[Begin]
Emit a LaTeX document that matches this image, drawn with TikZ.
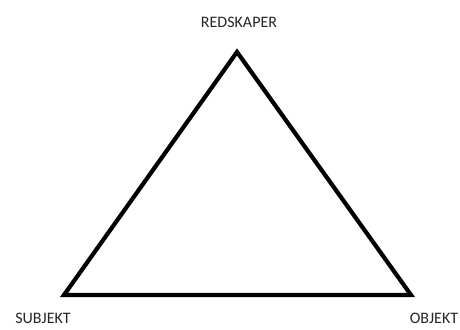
\documentclass[tikz,border=0pt]{standalone}
\usepackage{fontspec}
\setmainfont{Carlito}
\usetikzlibrary{positioning}

\begin{document}
\begin{tikzpicture}[
        x=1pt, y=-1pt,
        label/.style={
            inner sep=0pt,
            font=\fontsize{16}{19}\selectfont,
            text=black!85
        },
        side/.style={line width=4.2pt, draw=black, line join=miter}
    ]
        \useasboundingbox (0,0) rectangle (460,329);

        \coordinate (top) at (237,52);
        \coordinate (left) at (64,295);
        \coordinate (right) at (411,295);

        \node[label] (redskaper) at (239,22) {REDSKAPER};
        \node[label] (subjekt) at (43,318) {SUBJEKT};
        \node[label] (objekt) at (434,318) {OBJEKT};

        \draw[side] (top) -- (left) -- (right) -- cycle;
    \end{tikzpicture}
\end{document}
[End]
§ Prompt
Transcribe the full listing above exactly, with the images removed.

§ Finished exercise
Emit a LaTeX document that matches this image, drawn with TikZ.
\documentclass[tikz,border=0pt]{standalone}
\usepackage{fontspec}
\setmainfont{Carlito}
\usetikzlibrary{positioning}

\begin{document}
\begin{tikzpicture}[
        x=1pt, y=-1pt,
        label/.style={
            inner sep=0pt,
            font=\fontsize{16}{19}\selectfont,
            text=black!85
        },
        side/.style={line width=4.2pt, draw=black, line join=miter}
    ]
        \useasboundingbox (0,0) rectangle (460,329);

        \coordinate (top) at (237,52);
        \coordinate (left) at (64,295);
        \coordinate (right) at (411,295);

        \node[label] (redskaper) at (239,22) {REDSKAPER};
        \node[label] (subjekt) at (43,318) {SUBJEKT};
        \node[label] (objekt) at (434,318) {OBJEKT};

        \draw[side] (top) -- (left) -- (right) -- cycle;
    \end{tikzpicture}
\end{document}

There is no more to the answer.